# Linear Algebra, scalars to find det(A)

1. Feb 25, 2014

### concon

1. The problem statement, all variables and given/known data
Let X1, X2,.....,Xn be scalars. Calculate det(A) where
A= nxn matrix with [ x1+1 x1+2......x1+n
x2+1 x2+2......x2+n
.... .... .....
xn+1 xn+2......xn+n]

2. Relevant equations
det(A) = (aij)(-1)^(i+j)det(aij)

3. The attempt at a solution

I have no clue how to even begin solving this problem I tried using above formula to no avail.

2. Feb 25, 2014

### concon

Spacing on matrix got messed up so imagine it with the rows lined up correctly

3. Feb 25, 2014

### AlephZero

Review what you know about how determinants, row (or column) operations on the matrix, and linear dependence.

Hint: the answer is very simple, when n > 2.

4. Feb 25, 2014

### concon

Can you explain a little more about what operations you are talking about? I am really confused!

5. Feb 25, 2014

### kduna

Have you tried computing the determinant for small n? Such as a 2x2, 3x3, 4x4. I'd recommend doing that.

6. Feb 25, 2014

### concon

How would that help me calculate the determinant when n is unknown?

7. Feb 25, 2014

### Ray Vickson

Start with simple cases of, say, n = 2, 3 and maybe 4, just to see what is going on. Then do it for general n.

8. Feb 25, 2014

### AlephZero

The answer doesn't depend on n, except that n = 1 and n = 2 are special cases.

I don't know how to give you any more help than "think about row and column operations on the matrix, and linear dependence" without telling you the answer.
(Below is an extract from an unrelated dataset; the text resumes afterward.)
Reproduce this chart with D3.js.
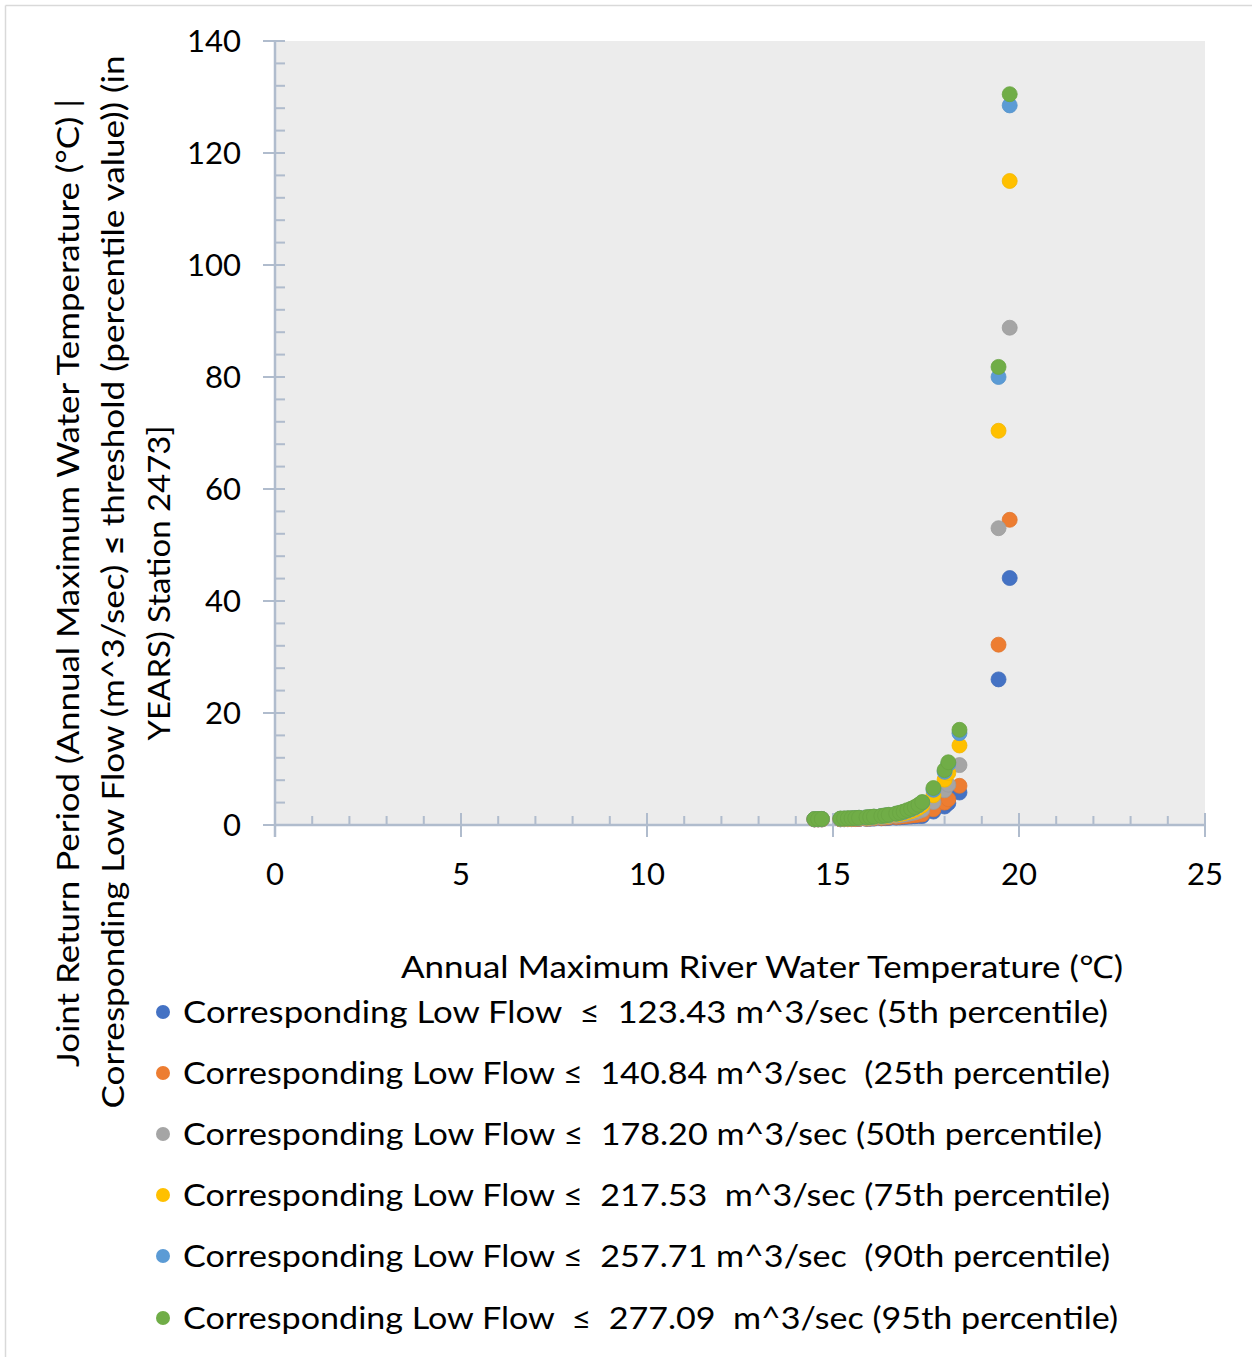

Writing out the matrix in full, for n = 3 or n = 4, might help.

If the only thing you know about determinants is your "relevant equation"
det(A) = (aij)(-1)^(i+j)det(aij)
I think you missed a lot of stuff in class, or you haven't read your textbook.

9. Feb 26, 2014

### concon

Yes I did computr for 2 by 2 and 3 by 3, but I do not see a relationship between the determinants. How do I calculate det(A) for nxn?

10. Feb 26, 2014

### concon

Okay I did determinant calculation for 2x2 and 3x3. How do I calculate for nxn? Please help!

11. Feb 26, 2014

### pasmith

Two hints:
(1) Why is $\det A = B(x_2, \dots, x_n)x_1 + C(x_2, \dots, x_n)$ for some functions $B$ and $C$?
(2) What is the determinant of a matrix with two identical rows?

12. Feb 26, 2014

### concon

1. I have no clue

2. determinant would be zero. Is the answer zero?

13. Feb 26, 2014

### Ray Vickson

So, what did you get for n = 2 and for n = 3?

14. Feb 27, 2014

### concon

For n=2 det(A)= (x1 +1)(x2 +2) - (x1 +2)(x2 +1)
How does that correlate to unknown n?

15. Feb 27, 2014

### Ray Vickson

What do you get for n = 3? I mean, expand out everything and simplify it down to as small an expression as you can get. I am 100% serious. Looking at just n = 2 is not enough to reveal the pattern.

16. Feb 27, 2014

### AlephZero

Can you think of a way to do row or column operations on the matrix, to make two rows identical, and not change the determinant?

17. Feb 27, 2014

### concon

Hey I actually just figured out how to solve it by using row operations and linear dependence and I got zero as the determinant. Is this correct?